Cole Younger wrote: ↑Sun Nov 01, 2020 9:14 pm
I guess I don’t know why you don’t understand. People who are in love with the idea of being led are going to choose people who will see to it that we are more centralized and “leadership” or government if you prefer will have more and more say in our lives rather than less. That is what that quote means to me. Knowing what I know about the person that said it I am almost a hundred percent certain that’s what he meant but I can’t say it for sure because he didn’t elaborate. He closed a long form interview by saying that.
Again, I’ve posted here for a long time. There are plenty of things a person could say that wouldn’t be to my credit but would be accurate. But how anyone could seriously entertain the idea that I want a dictatorship or that I like the idea of oligarchy seeing as how I have spent nearly every minute that I’ve been here expressing my hatred of both of those things is beyond me. I get that some things don’t translate well over the internet. But that would be like me thinking you had become a war hawk simply because I wasnt clear on something you said. Oh well. I’ll check in on y’all again Wednesday. If Tailgunner Joe wins I imagine the atmosphere here won’t be quite so heavy.
I blame myself. I think that in an attempt to not be argumentative and perhaps to be too "clever" I sacrificed clarity and plain speaking. In retrospect I wish I had done it differently. Don't know that it would have helped but it couldn't have hurt.
So now I'll just try a few of declarative sentences and a long quote to make one point and document another and call it a day:
Cole Younger wrote: ↑Sun Nov 01, 2020 2:24 pm
As Michael Malice said recently, the people who need leaders are the ones you don’t want choosing them.
I wasn't kidding or being oblique when I said I didn't understand this, but now get why I didn't. As you've explained it, which I have no reason to doubt is the correct interpretation, I completely disagree with it. We don't have a misunderstanding we have a disagreement based on very different understandings of what leadership and government are and about whether some generalizations have any utility at all.
You will be paying higher taxes in January. That's a fact. It's also a fact that the increase will be courtesy of the Republican Party. I don't know why you think the Democrats are after your money. As far as I can tell there is no factual reason for you to believe this, nor have you provided any.
Coincidentally, after my earlier posts, I discovered that Joseph Stiglitz, Nobel Laureate in Economics, explained it all very crisply, clearly and conveniently in the 10/31 NYT. Here are some quotes from that piece, emphasis added, link at the bottom.

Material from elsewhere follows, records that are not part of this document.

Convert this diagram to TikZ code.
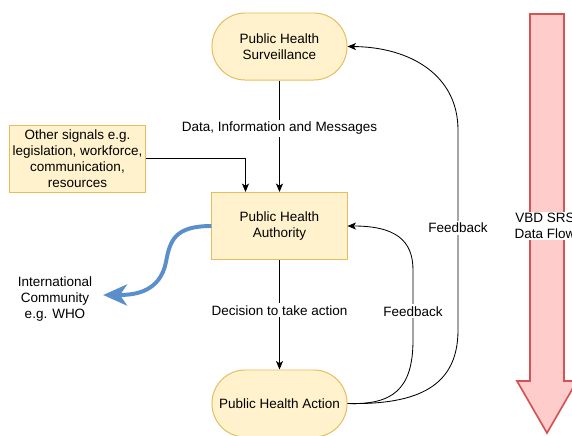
\documentclass[tikz,border=0pt]{standalone}
\usepackage{fontspec}
\setmainfont{Liberation Sans}
\usetikzlibrary{arrows.meta}

\definecolor{boxfill}{HTML}{FFF2CC}
\definecolor{boxline}{HTML}{E6BC5C}
\definecolor{flowfill}{HTML}{FFCCCC}
\definecolor{flowline}{HTML}{D65353}
\definecolor{worldblue}{HTML}{5B8FCB}

\tikzset{
  block/.style={draw=boxline, fill=boxfill, line width=0.7pt, minimum width=3.375cm,
    minimum height=1.675cm, align=center, inner sep=1pt},
  pill/.style={block, rounded corners=0.83cm},
  lbl/.style={fill=white, inner sep=1.5pt, align=center},
  flow/.style={-{Stealth[length=6pt, width=5pt, inset=1.5pt]}, line width=0.6pt},
}

\begin{document}
\begin{tikzpicture}[x=0.025cm, y=-0.025cm, font=\fontsize{9.6}{11.4}\selectfont]
      \useasboundingbox (0,0) rectangle (572,435);
      \clip (0,0) rectangle (572,435);

      \draw[flowline, fill=flowfill, line width=1.2pt] (530,14)--(564,14)--(564,381)--(577,381)
        --(547,433)--(517,381)--(530,381)--cycle;
      \node[lbl, inner sep=1pt] (srs) at (545,226) {VBD SRS\\Data Flow};

      \node[pill] (surv) at (279.5,46.5) {Public Health\\Surveillance};
      \node[block] (auth) at (279.5,226) {Public Health\\Authority};
      \node[pill] (act) at (279.5,403.5) {Public Health Action};
      \node[block] (sig) at (77.5,158.5) {Other signals e.g.\\legislation, workforce,\\communication,\\resources};
      \node[align=center] (who) at (55,299) {International\\Community\\e.g. WHO};

      \draw[flow] (surv)--node[lbl, pos=0.43] {Data, Information and Messages} (auth);
      \draw[flow] (sig.east) -| ([xshift=-0.85cm]auth.north);
      \draw[flow] (auth)--node[lbl, pos=0.46] {Decision to take action} (act);

      \draw[flow] (act.east) .. controls (420,405) and (458,385) .. (458,330)
        --node[lbl, pos=0.51] {Feedback} (458,130)
        .. controls (458,75) and (410,47) .. (surv.east);
      \draw[flow] (act.east) .. controls (392,405) and (413,390) .. (413,340)
        --node[lbl, pos=0.41] {Feedback} (413,270)
        .. controls (413,240) and (395,226) .. (auth.east);

      \draw[worldblue, line width=2.8pt, -{Stealth[length=17pt, width=15pt, inset=5pt]}]
        (auth.west) .. controls (175,226) and (170,240) .. (166,262)
        .. controls (160,292) and (135,295) .. ([xshift=0.15cm, yshift=0.1cm]who.east);
\end{tikzpicture}
\end{document}
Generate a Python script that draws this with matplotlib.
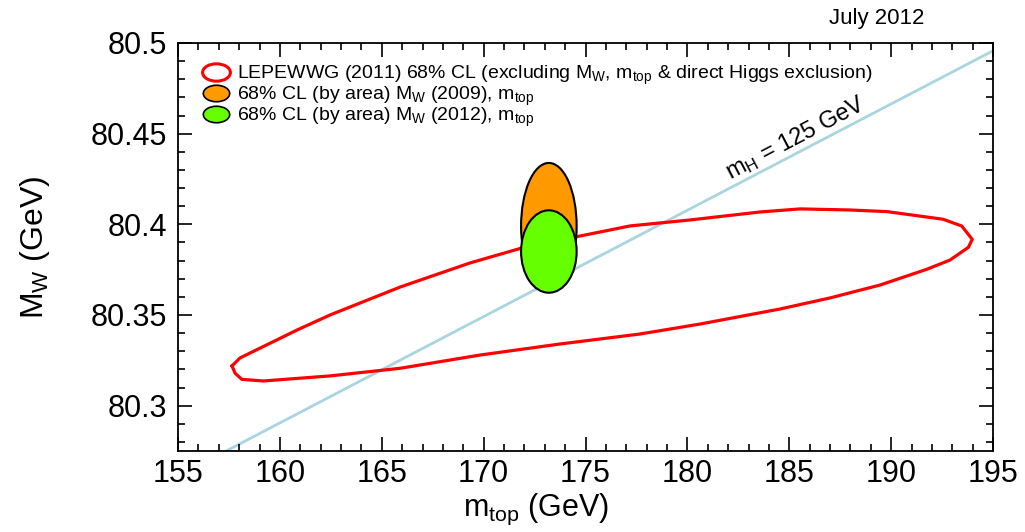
import numpy as np
import matplotlib
matplotlib.use("Agg")
import matplotlib.pyplot as plt
from matplotlib.patches import Ellipse
from matplotlib.lines import Line2D
from matplotlib.path import Path
from matplotlib.transforms import Affine2D
from matplotlib.ticker import MultipleLocator, FuncFormatter

plt.rcParams['font.family'] = ['Liberation Sans', 'DejaVu Sans']
plt.rcParams['mathtext.default'] = 'regular'

# LEPEWWG 2011 68% CL contour (mtop, MW)
lep_mtop = [157.65, 158.04, 160.84, 162.46, 165.90, 169.33, 171.83, 174.58, 177.18,
            180.13, 183.56, 185.53, 187.98, 189.80, 192.55, 193.46, 193.98,
            193.79, 192.89, 191.75, 189.45, 187.00, 184.55, 180.62, 177.67,
            173.75, 169.82, 165.90, 162.46, 159.19, 158.13, 157.80, 157.65]
lep_mw = [80.3219, 80.3263, 80.3417, 80.3500, 80.3654, 80.3787, 80.3868, 80.3932, 80.3991,
          80.4024, 80.4068, 80.4085, 80.4079, 80.4070, 80.4028, 80.3991, 80.3917,
          80.3873, 80.3803, 80.3752, 80.3665, 80.3594, 80.3533, 80.3450, 80.3395,
          80.3340, 80.3279, 80.3206, 80.3164, 80.3136, 80.3145, 80.3179, 80.3219]

# mH = 125 GeV line
mh_mtop = [157.36, 176.0, 195.0]
mh_mw = [80.275, 80.3843, 80.4957]

# direct measurements
mtop = 173.2
mtop_err = 0.9
mw_2009 = 80.399
mw_2009_err = 0.023
mw_2012 = 80.385
mw_2012_err = 0.015
area_scale = 1.515  # 68% CL for 2 dof

fig = plt.figure(figsize=(10.25, 5.32), dpi=100)
ax = fig.add_axes([0.1737, 0.1523, 0.7951, 0.7669])

ax.plot(mh_mtop, mh_mw, color='#a9d5e0', lw=2.0, zorder=1)
ax.plot(lep_mtop, lep_mw, color='#ff0000', lw=2.3, zorder=2)

orange = Ellipse((mtop, mw_2009), 2 * mtop_err * area_scale, 2 * mw_2009_err * area_scale,
                 facecolor='#ff9900', edgecolor='black', lw=1.5, zorder=3)
green = Ellipse((mtop, mw_2012), 2 * mtop_err * area_scale, 2 * mw_2012_err * area_scale,
                facecolor='#66ff00', edgecolor='black', lw=1.5, zorder=4)
ax.add_patch(orange)
ax.add_patch(green)

ax.text(185.3, 80.4475, 'm$_H$ = 125 GeV', fontsize=17, rotation=27.6,
        ha='center', va='center', rotation_mode='anchor')

ax.set_xlim(155, 195)
ax.set_ylim(80.275, 80.5)
ax.xaxis.set_major_locator(MultipleLocator(5))
ax.xaxis.set_minor_locator(MultipleLocator(1))
ax.yaxis.set_major_locator(MultipleLocator(0.05))
ax.yaxis.set_minor_locator(MultipleLocator(0.01))
ax.yaxis.set_major_formatter(FuncFormatter(lambda v, p: '%g' % round(v, 3)))
ax.tick_params(which='both', direction='in', top=True, right=True, width=1.2)
ax.tick_params(which='major', length=10, labelsize=22)
ax.tick_params(which='minor', length=5)
ax.tick_params(axis='x', which='major', pad=6)
ax.tick_params(axis='y', which='major', pad=8)
for s in ax.spines.values():
    s.set_linewidth(1.3)

ax.set_xlabel('m$_{top}$ (GeV)', fontsize=22)
ax.set_ylabel('M$_W$ (GeV)', fontsize=23)
ax.xaxis.set_label_coords(0.44, -0.10)
ax.yaxis.set_label_coords(-0.155, 0.5)

fig.text(0.855, 0.966, 'July 2012', fontsize=16, ha='center', va='center')

ell = Path.unit_circle().transformed(Affine2D().scale(1.6, 1.0))
handles = [
    Line2D([], [], ls='none', marker=ell, markersize=20, markerfacecolor='white',
           markeredgecolor='red', markeredgewidth=2.2),
    Line2D([], [], ls='none', marker=ell, markersize=19, markerfacecolor='#ff9900',
           markeredgecolor='black', markeredgewidth=1.2),
    Line2D([], [], ls='none', marker=ell, markersize=19, markerfacecolor='#66ff00',
           markeredgecolor='black', markeredgewidth=1.2),
]
labels = [
    'LEPEWWG (2011) 68% CL (excluding M$_W$, m$_{top}$ & direct Higgs exclusion)',
    '68% CL (by area) M$_W$ (2009), m$_{top}$',
    '68% CL (by area) M$_W$ (2012), m$_{top}$',
]
ax.legend(handles, labels, loc='upper left', bbox_to_anchor=(0.03, 0.95), frameon=False,
          fontsize=14, handlelength=1.4, handletextpad=0.35, labelspacing=-0.1,
          borderaxespad=0, borderpad=0)

fig.savefig('out.png', dpi=100)
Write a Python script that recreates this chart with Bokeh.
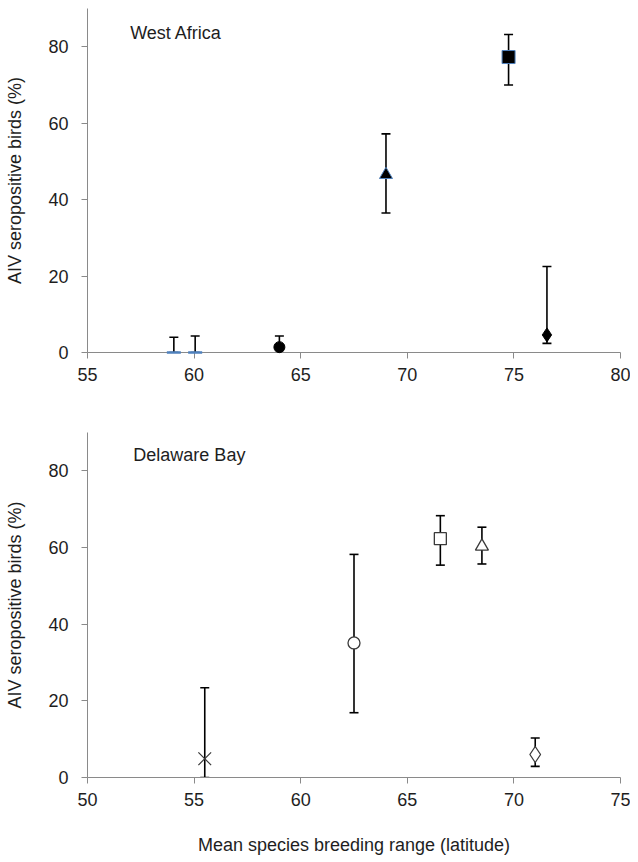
from bokeh.plotting import figure
from bokeh.layouts import column
from bokeh.models import ColumnDataSource, Label, Range1d, FixedTicker
from bokeh.embed import file_html
from bokeh.resources import INLINE

# ---- West Africa (top panel) ----
wa_lat = [59.05, 60.05, 64.0, 69.0, 74.75, 76.55]
wa_pct = [0.0, 0.0, 1.4, 46.5, 77.3, 4.6]
wa_lo = [0.0, 0.0, 0.0, 36.5, 70.0, 2.4]
wa_hi = [4.0, 4.3, 4.3, 57.2, 83.2, 22.5]

# ---- Delaware Bay (bottom panel) ----
db_lat = [55.5, 62.5, 66.55, 68.5, 71.0]
db_pct = [4.9, 35.1, 62.3, 60.3, 6.0]
db_lo = [0.0, 16.9, 55.4, 55.7, 2.9]
db_hi = [23.4, 58.2, 68.3, 65.3, 10.3]

y_ticks = [0, 20, 40, 60, 80]
wa_x_ticks = [55, 60, 65, 70, 75, 80]
db_x_ticks = [50, 55, 60, 65, 70, 75]

# styles
wa_markers = ["dash", "dash", "circle", "triangle", "square", "diamond"]
wa_sizes = [14, 14, 11, 13, 13, 14]
wa_fill = ["#4F81BD", "#4F81BD", "black", "black", "black", "black"]
wa_line = ["#4F81BD", "#4F81BD", "black", "#4F81BD", "#4F81BD", "black"]
wa_lw = [2.5, 2.5, 1, 1, 1, 1]

db_markers = ["x", "circle", "square", "triangle", "diamond"]
db_sizes = [18, 12, 12, 13, 16]
db_fill = ["white"] * 5
db_line = ["#3a3a3a"] * 5
db_lw = [1.2, 1.3, 1.3, 1.3, 1.3]

FONT = "Liberation Sans"
TXT = "#1e1e1e"
AX = "#8a8a8a"


def panel(lat, pct, lo, hi, mk, sz, fc, lc, lw, xr, xt, title, tx, ty,
          height, b_top, b_bottom, b_left, b_right, xlabel):
    p = figure(width=630, height=height, output_backend="svg", toolbar_location=None,
               x_range=Range1d(*xr), y_range=Range1d(0, 90),
               min_border_top=b_top, min_border_bottom=b_bottom,
               min_border_left=b_left, min_border_right=b_right)
    p.outline_line_color = None
    p.xgrid.visible = False
    p.ygrid.visible = False
    p.background_fill_color = "white"
    p.border_fill_color = "white"

    for ax in (p.xaxis[0], p.yaxis[0]):
        ax.axis_line_color = AX
        ax.major_tick_line_color = AX
        ax.minor_tick_line_color = None
        ax.major_tick_out = 6
        ax.major_tick_in = 0
        ax.major_label_text_font = FONT
        ax.major_label_text_font_size = "18px"
        ax.major_label_text_color = TXT
        ax.axis_label_text_font = FONT
        ax.axis_label_text_font_size = "18px"
        ax.axis_label_text_font_style = "normal"
        ax.axis_label_text_color = TXT
    p.xaxis[0].ticker = FixedTicker(ticks=xt)
    p.yaxis[0].ticker = FixedTicker(ticks=y_ticks)
    p.xaxis[0].major_label_standoff = 9
    p.yaxis[0].major_label_standoff = 13
    p.yaxis[0].axis_label = "AIV seropositive birds (%)"
    p.yaxis[0].axis_label_standoff = 20
    if xlabel:
        p.xaxis[0].axis_label = xlabel
        p.xaxis[0].axis_label_standoff = 26

    src = ColumnDataSource(dict(x=lat, y=pct, lo=lo, hi=hi, m=mk, s=sz, fc=fc, lc=lc, lw=lw))
    p.segment(x0="x", y0="lo", x1="x", y1="hi", source=src, line_color="black", line_width=1.6)
    p.scatter(x="x", y="hi", source=src, marker="dash", size=9, line_color="black", line_width=1.6)
    p.scatter(x="x", y="lo", source=src, marker="dash", size=9, line_color="black", line_width=1.6)
    p.scatter(x="x", y="y", source=src, marker="m", size="s", fill_color="fc",
              line_color="lc", line_width="lw", level="overlay")

    p.add_layout(Label(x=tx, y=ty, text=title, text_font=FONT, text_font_size="18px",
                       text_color=TXT, text_baseline="middle", text_align="left"))
    return p


p1 = panel(wa_lat, wa_pct, wa_lo, wa_hi, wa_markers, wa_sizes, wa_fill, wa_line, wa_lw,
           (55, 80), wa_x_ticks, "West Africa", 57.0, 83.6,
           410, 8, 58, 86, 10, None)
p2 = panel(db_lat, db_pct, db_lo, db_hi, db_markers, db_sizes, db_fill, db_line, db_lw,
           (50, 75), db_x_ticks, "Delaware Bay", 52.15, 84.1,
           449, 22, 82, 87, 9, "Mean species breeding range (latitude)")

layout = column(p1, p2, spacing=0)
open("out.html", "w").write(file_html(layout, INLINE))
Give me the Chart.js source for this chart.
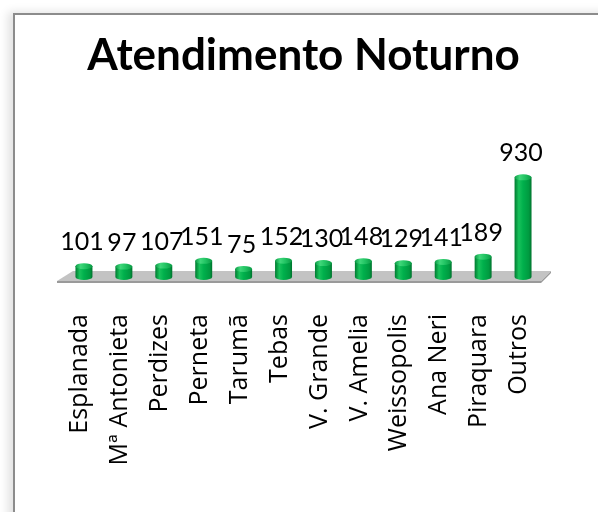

"The Trump administration has a dirty little secret: It’s not just planning to increase taxes on most Americans. The increase has already been signed, sealed and delivered, buried in the pages of the 2017 Tax Cuts and Jobs Act.
"President Trump and his congressional allies hoodwinked* us. The law they passed initially lowered taxes for most Americans, but it built in automatic, stepped tax increases every two years that begin in 2021 and that by 2027 would affect nearly everyone but people at the top of the economic hierarchy. All taxpayer income groups with incomes of $75,000 and under — that’s about 65 percent of taxpayers — will face a higher tax rate in 2027 than in 2019.
"
For most, in fact, it’s a delayed tax increase dressed up as a tax cut... Trump and his allies ... surmised — correctly, so far — that if they waited to add the tax increases until after the 2020 election, few of the people most affected were likely to remember who was responsible....
"By 2027, when the law’s provisions are set to be fully enacted, with the stealth tax increases complete, the country will be neatly divided into two groups:
Those making over $100,000 will on average get a tax cut. Those earning under $100,000 — an income bracket encompassing three-quarters of taxpayers — will not....
"
[An analysis by the Joint Committee on Taxation] makes clear that the vast majority of Americans will be better off with the likely tax reforms that will emerge from a Biden administration than they would be by sticking with Mr. Trump’s ill-conceived tax bill."
*I assume Professor Stiglitz is going for a rhetorical flourish with this "hoodwinked" description because plenty of people understood exactly what the game was and what the law said at the time the 2017 law was passed. This exaggeration doesn't change any of the substance.